» **The exercise**
Reproduce the listing below in full and without alteration, apart from its pictures.

» **Raw data**
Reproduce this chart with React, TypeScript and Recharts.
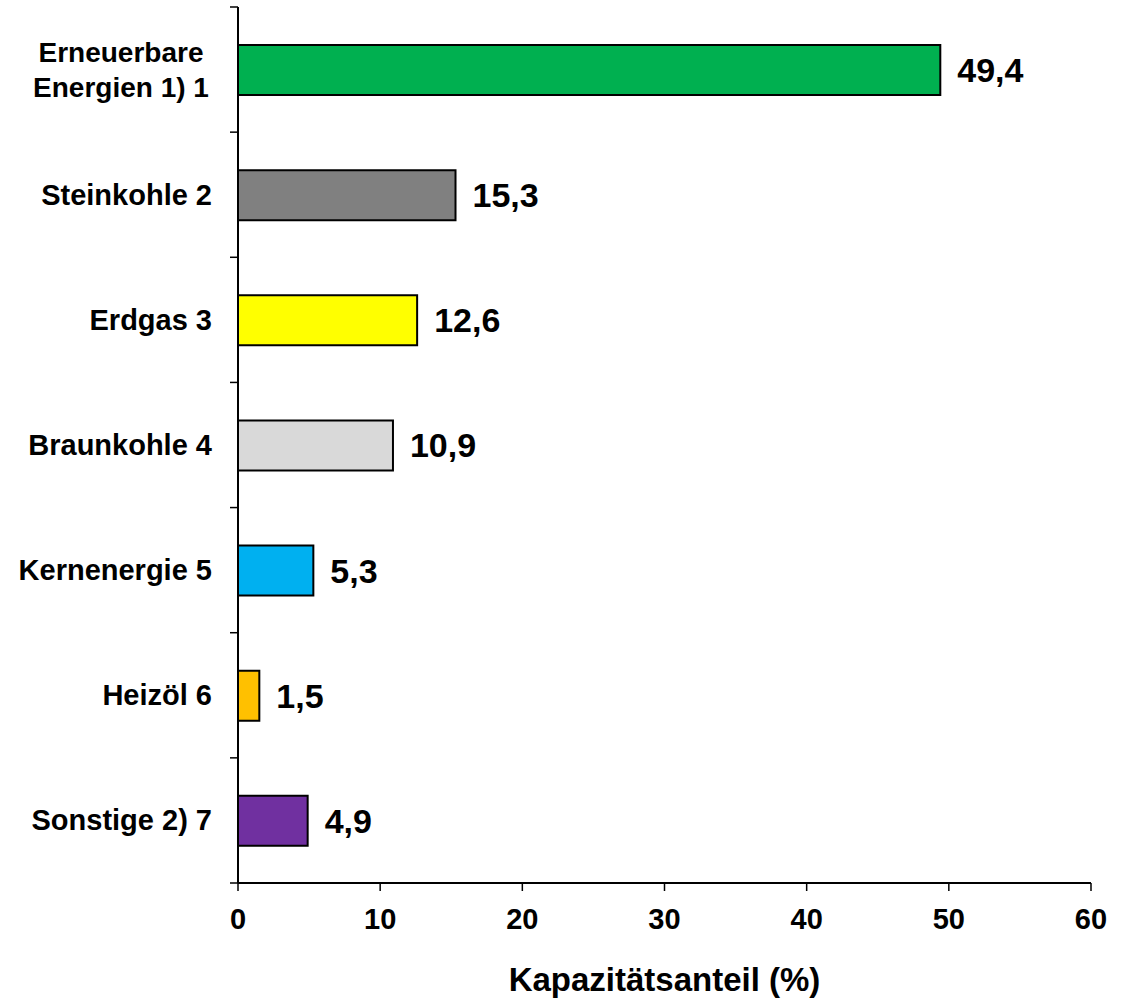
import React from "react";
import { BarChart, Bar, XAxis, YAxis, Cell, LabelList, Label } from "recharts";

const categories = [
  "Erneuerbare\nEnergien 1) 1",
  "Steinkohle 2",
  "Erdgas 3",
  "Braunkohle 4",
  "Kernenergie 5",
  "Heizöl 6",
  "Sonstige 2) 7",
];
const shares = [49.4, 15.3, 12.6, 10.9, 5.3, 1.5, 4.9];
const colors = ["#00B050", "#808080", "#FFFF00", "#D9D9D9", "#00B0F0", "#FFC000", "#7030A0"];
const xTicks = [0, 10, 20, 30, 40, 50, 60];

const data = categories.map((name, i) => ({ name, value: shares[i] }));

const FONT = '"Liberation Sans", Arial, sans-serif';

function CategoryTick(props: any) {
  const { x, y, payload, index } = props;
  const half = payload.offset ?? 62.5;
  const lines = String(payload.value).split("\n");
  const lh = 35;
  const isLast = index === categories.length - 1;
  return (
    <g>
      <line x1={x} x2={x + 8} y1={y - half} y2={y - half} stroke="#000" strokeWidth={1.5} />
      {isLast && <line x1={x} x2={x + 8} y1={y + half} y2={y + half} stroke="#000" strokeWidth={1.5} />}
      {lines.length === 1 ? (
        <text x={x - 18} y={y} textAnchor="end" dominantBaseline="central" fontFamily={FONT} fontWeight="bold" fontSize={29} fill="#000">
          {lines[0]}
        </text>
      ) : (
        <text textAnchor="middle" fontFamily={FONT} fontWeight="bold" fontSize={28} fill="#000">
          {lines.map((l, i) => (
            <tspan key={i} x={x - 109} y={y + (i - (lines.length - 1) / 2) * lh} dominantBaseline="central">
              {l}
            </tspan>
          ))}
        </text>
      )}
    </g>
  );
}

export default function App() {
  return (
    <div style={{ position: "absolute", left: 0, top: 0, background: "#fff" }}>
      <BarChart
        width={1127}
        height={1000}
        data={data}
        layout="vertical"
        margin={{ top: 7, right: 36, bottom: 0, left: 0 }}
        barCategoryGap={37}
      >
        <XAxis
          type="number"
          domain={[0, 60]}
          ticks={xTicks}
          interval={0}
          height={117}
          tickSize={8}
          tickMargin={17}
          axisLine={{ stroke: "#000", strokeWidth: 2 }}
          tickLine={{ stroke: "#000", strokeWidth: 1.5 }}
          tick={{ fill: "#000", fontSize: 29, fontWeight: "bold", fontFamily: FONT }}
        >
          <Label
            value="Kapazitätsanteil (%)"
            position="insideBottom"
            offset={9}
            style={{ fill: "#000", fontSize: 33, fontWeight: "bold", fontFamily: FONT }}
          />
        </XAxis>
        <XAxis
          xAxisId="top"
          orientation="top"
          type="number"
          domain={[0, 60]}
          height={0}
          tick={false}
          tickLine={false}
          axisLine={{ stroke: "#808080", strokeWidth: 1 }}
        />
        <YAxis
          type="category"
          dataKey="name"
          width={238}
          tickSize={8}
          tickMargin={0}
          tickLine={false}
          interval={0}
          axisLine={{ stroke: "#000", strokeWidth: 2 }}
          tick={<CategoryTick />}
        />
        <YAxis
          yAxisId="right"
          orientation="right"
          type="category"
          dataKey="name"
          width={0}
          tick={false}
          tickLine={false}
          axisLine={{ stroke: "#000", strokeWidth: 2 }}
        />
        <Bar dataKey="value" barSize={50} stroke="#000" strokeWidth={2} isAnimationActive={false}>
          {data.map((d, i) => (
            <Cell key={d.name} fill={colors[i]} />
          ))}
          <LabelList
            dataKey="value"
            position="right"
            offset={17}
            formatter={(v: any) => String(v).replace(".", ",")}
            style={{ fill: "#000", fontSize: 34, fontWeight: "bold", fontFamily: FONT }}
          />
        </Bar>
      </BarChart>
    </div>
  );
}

» **Response to this task**
Reproduce this chart with React, TypeScript and Recharts.
import React from "react";
import { BarChart, Bar, XAxis, YAxis, Cell, LabelList, Label } from "recharts";

const categories = [
  "Erneuerbare\nEnergien 1) 1",
  "Steinkohle 2",
  "Erdgas 3",
  "Braunkohle 4",
  "Kernenergie 5",
  "Heizöl 6",
  "Sonstige 2) 7",
];
const shares = [49.4, 15.3, 12.6, 10.9, 5.3, 1.5, 4.9];
const colors = ["#00B050", "#808080", "#FFFF00", "#D9D9D9", "#00B0F0", "#FFC000", "#7030A0"];
const xTicks = [0, 10, 20, 30, 40, 50, 60];

const data = categories.map((name, i) => ({ name, value: shares[i] }));

const FONT = '"Liberation Sans", Arial, sans-serif';

function CategoryTick(props: any) {
  const { x, y, payload, index } = props;
  const half = payload.offset ?? 62.5;
  const lines = String(payload.value).split("\n");
  const lh = 35;
  const isLast = index === categories.length - 1;
  return (
    <g>
      <line x1={x} x2={x + 8} y1={y - half} y2={y - half} stroke="#000" strokeWidth={1.5} />
      {isLast && <line x1={x} x2={x + 8} y1={y + half} y2={y + half} stroke="#000" strokeWidth={1.5} />}
      {lines.length === 1 ? (
        <text x={x - 18} y={y} textAnchor="end" dominantBaseline="central" fontFamily={FONT} fontWeight="bold" fontSize={29} fill="#000">
          {lines[0]}
        </text>
      ) : (
        <text textAnchor="middle" fontFamily={FONT} fontWeight="bold" fontSize={28} fill="#000">
          {lines.map((l, i) => (
            <tspan key={i} x={x - 109} y={y + (i - (lines.length - 1) / 2) * lh} dominantBaseline="central">
              {l}
            </tspan>
          ))}
        </text>
      )}
    </g>
  );
}

export default function App() {
  return (
    <div style={{ position: "absolute", left: 0, top: 0, background: "#fff" }}>
      <BarChart
        width={1127}
        height={1000}
        data={data}
        layout="vertical"
        margin={{ top: 7, right: 36, bottom: 0, left: 0 }}
        barCategoryGap={37}
      >
        <XAxis
          type="number"
          domain={[0, 60]}
          ticks={xTicks}
          interval={0}
          height={117}
          tickSize={8}
          tickMargin={17}
          axisLine={{ stroke: "#000", strokeWidth: 2 }}
          tickLine={{ stroke: "#000", strokeWidth: 1.5 }}
          tick={{ fill: "#000", fontSize: 29, fontWeight: "bold", fontFamily: FONT }}
        >
          <Label
            value="Kapazitätsanteil (%)"
            position="insideBottom"
            offset={9}
            style={{ fill: "#000", fontSize: 33, fontWeight: "bold", fontFamily: FONT }}
          />
        </XAxis>
        <XAxis
          xAxisId="top"
          orientation="top"
          type="number"
          domain={[0, 60]}
          height={0}
          tick={false}
          tickLine={false}
          axisLine={{ stroke: "#808080", strokeWidth: 1 }}
        />
        <YAxis
          type="category"
          dataKey="name"
          width={238}
          tickSize={8}
          tickMargin={0}
          tickLine={false}
          interval={0}
          axisLine={{ stroke: "#000", strokeWidth: 2 }}
          tick={<CategoryTick />}
        />
        <YAxis
          yAxisId="right"
          orientation="right"
          type="category"
          dataKey="name"
          width={0}
          tick={false}
          tickLine={false}
          axisLine={{ stroke: "#000", strokeWidth: 2 }}
        />
        <Bar dataKey="value" barSize={50} stroke="#000" strokeWidth={2} isAnimationActive={false}>
          {data.map((d, i) => (
            <Cell key={d.name} fill={colors[i]} />
          ))}
          <LabelList
            dataKey="value"
            position="right"
            offset={17}
            formatter={(v: any) => String(v).replace(".", ",")}
            style={{ fill: "#000", fontSize: 34, fontWeight: "bold", fontFamily: FONT }}
          />
        </Bar>
      </BarChart>
    </div>
  );
}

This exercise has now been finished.